International futures prices: International natural gas futures prices decreased this report week. According to Bloomberg Finance, L.P., weekly average front-month futures prices for liquefied natural gas (LNG) cargoes in East Asia fell 6 cents to a weekly average of $9.25/MMBtu. Natural gas futures for delivery at the Title Transfer Facility (TTF) in the Netherlands fell 3 cents to a weekly average of $7.95/MMBtu. In the same week last year (week ending June 8, 2022), the prices were $23.41/MMBtu in East Asia and $25.68/MMBtu at TTF. Natural gas plant liquids (NGPL) prices: The natural gas plant liquids composite price at Mont Belvieu, Texas, fell by 8 cents/MMBtu, averaging $5.76/MMBtu for the week ending June 7. Weekly average ethane prices fell 3%, while natural gas prices at the Houston Ship Channel fell 8%, widening the ethane premium to natural gas by 7% week over week. Ethylene spot prices fell by 6%, decreasing the ethylene to ethane premium by 7%. Propane prices rose 2%, following Brent crude oil prices, which also rose 2%, increasing the propane discount relative to crude oil by 2%. The normal butane price fell 2%, the isobutane price fell 4%, and natural gasoline fell 3%.
Supply and Demand
Supply: According to data from S&P Global Commodity Insights, the average total supply of natural gas rose by 0.1% (0.1 Bcf/d) compared with the previous report week. Dry natural gas production decreased by 0.6% (0.7 Bcf/d), and average net imports from Canada increased by 18.6% (0.8 Bcf/d) from last week as imports returned to levels seen before the wildfires in Western Canada disrupted natural gas flows. Demand: Total U.S. consumption of natural gas rose by 7.5% (4.7 Bcf/d) compared with the previous report week, according to data from S&P Global Commodity Insights. Natural gas consumed for power generation rose by 17.6% (5.4 Bcf/d) week over week. Industrial sector consumption decreased by 0.3% (0.1 Bcf/d), and residential and commercial sector consumption declined by 5.8% (0.6 Bcf/d). Natural gas exports to Mexico were essentially unchanged, and natural gas deliveries to U.S. LNG export facilities (LNG pipeline receipts) averaged 11.9 Bcf/d, or 1.4 Bcf/d lower than last week.

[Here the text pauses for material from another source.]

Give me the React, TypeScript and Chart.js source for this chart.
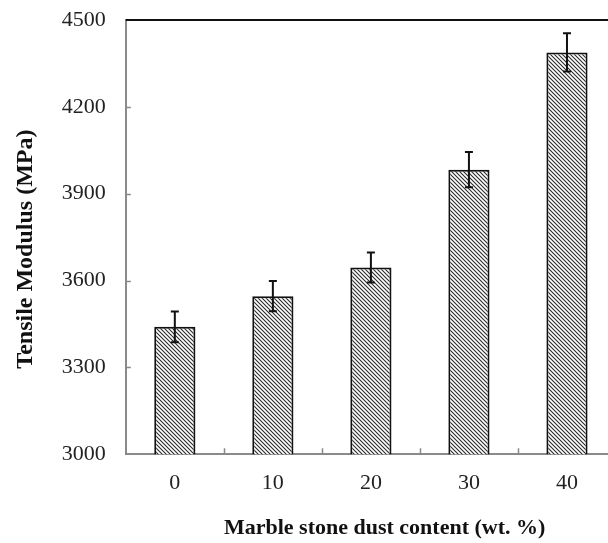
import React, { useEffect, useRef } from 'react';
import { Chart, registerables } from 'chart.js';

Chart.register(...registerables);

const categories = ['0', '10', '20', '30', '40'];
const modulus = [3440, 3546, 3645, 3983, 4388];
const errors = [53, 52, 52, 61, 66];
const yMin = 3000;
const yMax = 4500;
const yStep = 300;
const xTitle = '     Marble stone dust content (wt. %)';
const yTitle = 'Tensile Modulus (MPa)    ';

const FONT = '"Liberation Serif", "Times New Roman", serif';

function makePattern(ctx: CanvasRenderingContext2D) {
  const c = document.createElement('canvas');
  c.width = 4;
  c.height = 4;
  const g = c.getContext('2d')!;
  g.fillStyle = '#ffffff';
  g.fillRect(0, 0, 4, 4);
  g.strokeStyle = '#2a2a2a';
  g.lineWidth = 1.1;
  g.beginPath();
  g.moveTo(-1, -1);
  g.lineTo(5, 5);
  g.moveTo(-1, 3);
  g.lineTo(1, 5);
  g.moveTo(3, -1);
  g.lineTo(5, 1);
  g.stroke();
  return ctx.createPattern(c, 'repeat')!;
}

const decorPlugin = {
  id: 'decor',
  afterDatasetsDraw(chart: any) {
    const ctx = chart.ctx;
    const xs = chart.scales.x;
    const ys = chart.scales.y;
    ctx.save();
    ctx.strokeStyle = '#111';
    ctx.lineWidth = 2;
    modulus.forEach((v, i) => {
      const x = xs.getPixelForValue(i);
      const yt = ys.getPixelForValue(v + errors[i]);
      const yb = ys.getPixelForValue(v - errors[i]);
      ctx.beginPath();
      ctx.moveTo(x, yt);
      ctx.lineTo(x, yb);
      ctx.moveTo(x - 4, yt);
      ctx.lineTo(x + 4, yt);
      ctx.moveTo(x - 4, yb);
      ctx.lineTo(x + 4, yb);
      ctx.stroke();
    });
    ctx.restore();
  },
  afterDraw(chart: any) {
    const ctx = chart.ctx;
    const { left, right, top, bottom } = chart.chartArea;
    const xs = chart.scales.x;
    const ys = chart.scales.y;
    ctx.save();
    ctx.strokeStyle = '#111';
    ctx.lineWidth = 2;
    ctx.beginPath();
    ctx.moveTo(left, top);
    ctx.lineTo(right, top);
    ctx.stroke();
    ctx.strokeStyle = '#888';
    ctx.lineWidth = 1.5;
    ctx.beginPath();
    for (let v = yMin + yStep; v < yMax; v += yStep) {
      const y = Math.round(ys.getPixelForValue(v)) + 0.5;
      ctx.moveTo(left, y);
      ctx.lineTo(left + 5, y);
    }
    for (let i = 0; i < categories.length - 1; i++) {
      const x = Math.round((xs.getPixelForValue(i) + xs.getPixelForValue(i + 1)) / 2) + 0.5;
      ctx.moveTo(x, bottom);
      ctx.lineTo(x, bottom - 6);
    }
    ctx.stroke();
    ctx.restore();
  },
};

export default function App() {
  const ref = useRef<HTMLCanvasElement>(null);
  useEffect(() => {
    const canvas = ref.current!;
    const ctx = canvas.getContext('2d')!;
    const pattern = makePattern(ctx);
    const chart = new Chart(canvas, {
      type: 'bar',
      data: {
        labels: categories,
        datasets: [
          {
            data: modulus,
            backgroundColor: pattern,
            borderColor: '#111',
            borderWidth: 2,
            categoryPercentage: 1,
            barPercentage: 0.42,
          },
        ],
      },
      options: {
        animation: false,
        responsive: false,
        maintainAspectRatio: false,
        devicePixelRatio: 1,
        layout: { padding: { left: 11, top: 20, right: 14, bottom: 1 } },
        plugins: { legend: { display: false }, tooltip: { enabled: false } },
        scales: {
          x: {
            grid: { display: false, drawTicks: false },
            border: { display: true, color: '#8a8a8a', width: 2 },
            ticks: { color: '#222', padding: 16, font: { family: FONT, size: 22 } },
            title: {
              display: true,
              text: xTitle,
              color: '#111',
              font: { family: FONT, size: 22, weight: 'bold' },
              padding: { top: 3, bottom: 0 },
            },
          },
          y: {
            min: yMin,
            max: yMax,
            grid: { display: false, drawTicks: false },
            border: { display: true, color: '#8a8a8a', width: 2 },
            afterFit: (scale: any) => {
              scale.paddingTop = 0;
            },
            ticks: {
              stepSize: yStep,
              color: '#222',
              padding: 20,
              font: { family: FONT, size: 22 },
              callback: (v: any) => String(v),
            },
            title: {
              display: true,
              text: yTitle,
              color: '#111',
              font: { family: FONT, size: 24, weight: 'bold' },
              padding: { top: 0, bottom: 2 },
            },
          },
        },
      },
      plugins: [decorPlugin],
    });
    return () => chart.destroy();
  }, []);
  return (
    <div style={{ position: 'fixed', left: 0, top: 0, width: 608, height: 543, overflow: 'hidden', background: '#fff' }}>
      <canvas ref={ref} width={630} height={543} style={{ display: 'block', width: 630, height: 543 }} />
    </div>
  );
}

Liquefied Natural Gas (LNG)
Pipeline receipts: Overall weekly average natural gas deliveries to U.S. LNG export terminals decreased by 10.5% (1.4 Bcf/d) week over week to average 11.9 Bcf/d this report week, according to data from S&P Global Commodity Insights. Natural gas deliveries to terminals in South Texas were essentially unchanged at 4.3 Bcf/d, while deliveries to terminals in South Louisiana decreased by 17.4% (1.4 Bcf/d) to 6.5 Bcf/d largely due to decreased flows to the Sabine Pass terminal. Maintenance scheduled for June 5 through June 9 on the Gillis compressor station on the Creole Trail Pipeline accounts for some of the decline in natural gas deliveries to Sabine Pass. Natural gas deliveries to terminals outside the Gulf Coast were essentially unchanged at 1.2 Bcf/d. For the first time since the beginning of the year, weekly average natural gas deliveries to LNG export terminals fell below 12 Bcf/d. Vessels departing U.S. ports: Twenty-two LNG vessels (six from Sabine Pass; four each from Corpus Christi and Freeport; three from Cameron; two each from Calcasieu Pass and Cove Point; and one from Elba Island) with a combined LNG-carrying capacity of 81 Bcf departed the United States between June 1 and June 7, according to shipping data provided by Bloomberg Finance, L.P.
Storage
Net injections into storage totaled 104 Bcf for the week ending June 2, compared with the five-year (2018–2022) average net injections of 100 Bcf and last year’s net injections of 99 Bcf during the same week. Working natural gas stocks totaled 2,550 Bcf, which is 353 Bcf (16%) more than the five-year average and 562 Bcf (28%) more than last year at this time. According to The Desk survey of natural gas analysts, estimates of the weekly net change to working natural gas stocks ranged from net injections of 106 Bcf to 124 Bcf, with a median estimate of 116 Bcf. The average rate of injections into storage is 8% higher than the five-year average so far in the refill season (April through October). If the rate of injections into storage matched the five-year average of 9.3 Bcf/d for the remainder of the refill season, the total inventory would be 3,948 Bcf on October 31, which is 353 Bcf higher than the five-year average of 3,595 Bcf for that time of year.